|Ed Harris, Paul Sparks |
Photo: Monique Carboni
Into this menage comes Vince, Tilden's son, with his girlfriend Shelly. Shelly is from another world; she finds even the simple word "grampa" hysterically funny. She enters the house with a Norman Rockwell fantasy that is shattered within seconds. Vince too has his expectations dashed, since none of his relatives recognize him.
As with all family plays, fights are fought and secrets are told, but in Buried Child the truth remains elusive, and redemption is not on the menu.
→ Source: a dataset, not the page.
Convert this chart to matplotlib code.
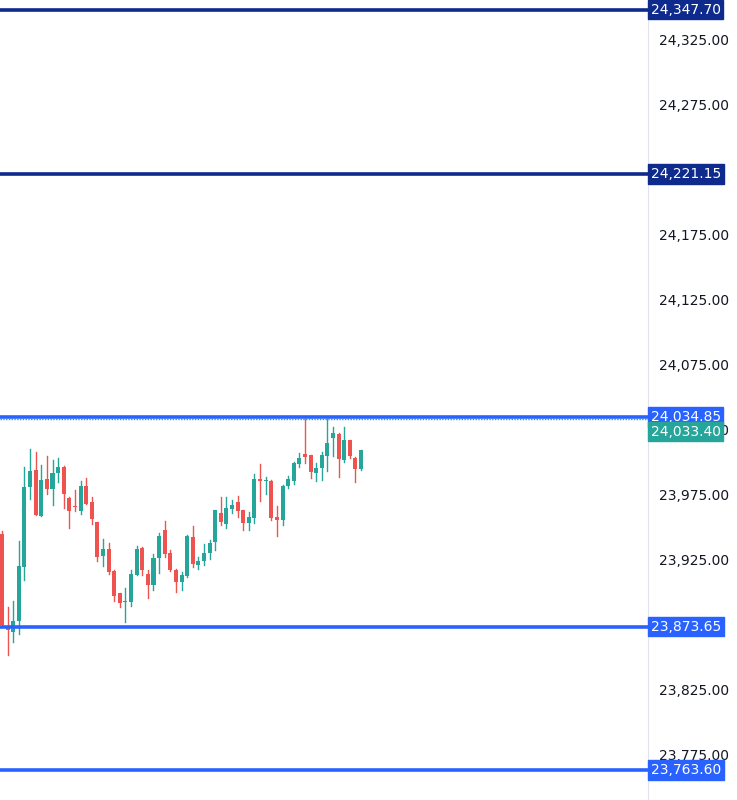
import matplotlib
matplotlib.use("Agg")
import matplotlib.pyplot as plt
from matplotlib.patches import Rectangle

opens = [23945,23874.1,23869.7,23877.9,23919.6,23980.6,23993.9,23958.8,23986.7,23979.1,
         23991.3,23996.5,23972.7,23966.2,23962.7,23981.6,23969.1,23953.7,23928.1,23933.0,
         23916.6,23899.2,23892.2,23892.2,23913.2,23933.7,23913.8,23905.6,23926.0,23947.8,
         23930.4,23917.1,23908.1,23912.5,23942.7,23920.9,23924.3,23930.4,23938.3,23960.6,
         23952.4,23964.0,23969.1,23963.2,23952.9,23956.8,23986.7,23985.5,23985.7,23958.1,
         23955.5,23981.6,23985.7,23998.3,24005.9,24005.4,23991.3,23995.2,24004.9,24018.7,
         24021.6,24001.6,24017.0,24003.4,23994.4]
highs = [23947,23888.9,23893.5,23939.6,23996.0,24009.8,24008.0,23997.7,24004.7,24001.6,
         24003.4,23997,23973,23978.5,23985.7,23987.5,23973.4,23954,23940.6,23937.6,
         23917,23899.5,23903.0,23917.1,23935.5,23935.0,23917.1,23929.1,23945.8,23954.7,
         23932.4,23917.5,23915.8,23944.0,23950.9,23927.3,23936.8,23940.1,23963.5,23972.9,
         23973.4,23970.9,23973.9,23963.5,23961.9,23990.8,23998.3,23988.8,23986,23966.5,
         23982.4,23989.3,23999.8,24007.2,24032.8,24005.6,23999.5,24008.0,24032.8,24027.2,
         24022,24027.2,24017.3,24003.6,24009.5]
lows = [23874,23851.8,23862.0,23867.9,23909.4,23971.4,23959,23958.5,23975.5,23967.0,
        23984.9,23964.5,23949.1,23962.7,23960.1,23967.5,23952.2,23924.3,23920.2,23913.8,
        23893.5,23888.9,23877.4,23889.4,23913,23913.2,23895.8,23901.7,23915.0,23926.8,
        23916.3,23900.4,23901.7,23912.0,23919.6,23917.6,23920.9,23925.3,23932.4,23951.7,
        23949.1,23960.6,23957.5,23947.8,23947.8,23952.9,23970.3,23975.5,23955.5,23943.2,
        23951.7,23980.3,23983.2,23996.5,23999.5,23987.5,23985.7,23986.2,23993.1,24004.7,
        23988.3,24000.3,24002.9,23984.9,23994]
closes = [23875,23871.0,23877.9,23920.4,23980.6,23993.4,23959.3,23986.2,23979.1,23991.3,
          23996.0,23975.2,23962.7,23965.7,23981.6,23967.8,23956.0,23927.3,23933.5,23915.8,
          23897.1,23892.0,23893.5,23914.0,23933.0,23917.1,23905.6,23926.6,23943.2,23929.4,
          23917.1,23908.1,23913.2,23943.5,23921.7,23924.3,23930.4,23938.1,23963.2,23953.7,
          23964.5,23967.0,23962.7,23952.9,23957.5,23986.7,23985.5,23986.2,23956.8,23955.5,
          23981.6,23986.7,23999.5,24003.4,24004.1,23992.6,23995.7,24005.4,24014.4,24022.6,
          24002.4,24017.0,24004.9,23994.4,24009.3]

level_prices = [24347.70, 24221.15, 24034.85, 23873.65, 23763.60]
level_labels = ["24,347.70", "24,221.15", "24,034.85", "23,873.65", "23,763.60"]
level_colors = ["#0e2a8c", "#0e2a8c", "#2962ff", "#2962ff", "#2962ff"]
last_price = 24033.40
last_label = "24,033.40"
tick_values = [24325, 24275, 24175, 24125, 24075, 24025, 23975, 23925, 23825, 23775]

UP, DN = "#26a69a", "#ef5350"

fig = plt.figure(figsize=(7.37, 8.0), dpi=100)
ax = fig.add_axes([0, 0, 648/737, 1])
ax.set_xlim(-0.36, -0.36 + 648/5.61)
ax.set_ylim(23740.4, 24355)

for i, (o, h, l, c) in enumerate(zip(opens, highs, lows, closes)):
    col = UP if c >= o else DN
    ax.plot([i, i], [l, h], color=col, lw=1, zorder=2)
    b = min(o, c); hgt = max(abs(c - o), 0.8)
    ax.add_patch(Rectangle((i - 0.36, b), 0.72, hgt, color=col, zorder=3, lw=0))

for p, col in zip(level_prices, level_colors):
    ax.axhline(p, color=col, lw=2.6, zorder=4)
ax.axhline(last_price, color=UP, lw=1, ls=(0, (1, 1)), zorder=4)

for s in ["top", "left", "bottom"]:
    ax.spines[s].set_visible(False)
ax.spines["right"].set_color("#e0e3eb")
ax.set_xticks([])
ax.yaxis.tick_right()
ax.set_yticks(tick_values)
ax.set_yticklabels([f"{v:,.2f}" for v in tick_values])
ax.tick_params(axis="y", length=0, pad=8, labelsize=10, labelcolor="#131722")

for p, lab, col in zip(level_prices, level_labels, level_colors):
    ax.text(1.004, p, lab, transform=ax.get_yaxis_transform(), va="center", ha="left",
            color="white", fontsize=10, zorder=10,
            bbox=dict(boxstyle="square,pad=0.2", fc=col, ec=col))
ax.text(1.004, last_price - 10, last_label, transform=ax.get_yaxis_transform(), va="center",
        ha="left", color="white", fontsize=10, zorder=11,
        bbox=dict(boxstyle="square,pad=0.2", fc=UP, ec=UP))

fig.savefig("out.png", dpi=100)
Buried Child is a vividly written, deeply unpleasant play that is in turns entertaining and disturbing, and always thought- and emotion-provoking. The New Group production (at the Signature Theatre) has the tremendous advantage of Ed Harris as Dodge. I wish the other performances were up to his subtle, real, weirdly beautiful turn. Not that the others are bad--in fact, most are excellent. However, under Scott Elliot's uneven direction, they sometimes seem to be in different plays, and it was Ed Harris' version I wanted to see.
While the audience with which I saw Buried Child was largely well-behaved, a couple behind me talked through much of the play, mostly at the "huh?" and "what's happening?" level of conversation. I don't want to be judgmental, so I'll avoid adjectives here and just write what happened. At the end of the play, when Tilden appears with the skeleton of his infant child, clearly dug up from the backyard, a moment of deep theatrical silence, one of the couple blurted, loudly, "Is it a monkey?" My friend and I laughed, but in reality, it was a very sad moment of theatre-going.
end of spoiler
Buried Child, which is a three-act play, is presented here without intermission, allowing no respite from the intensity. It's an effective decision; if not for the concentration-shattering comment of the couple in back of me late in the play, I don't think I would have breathed for the last five minutes.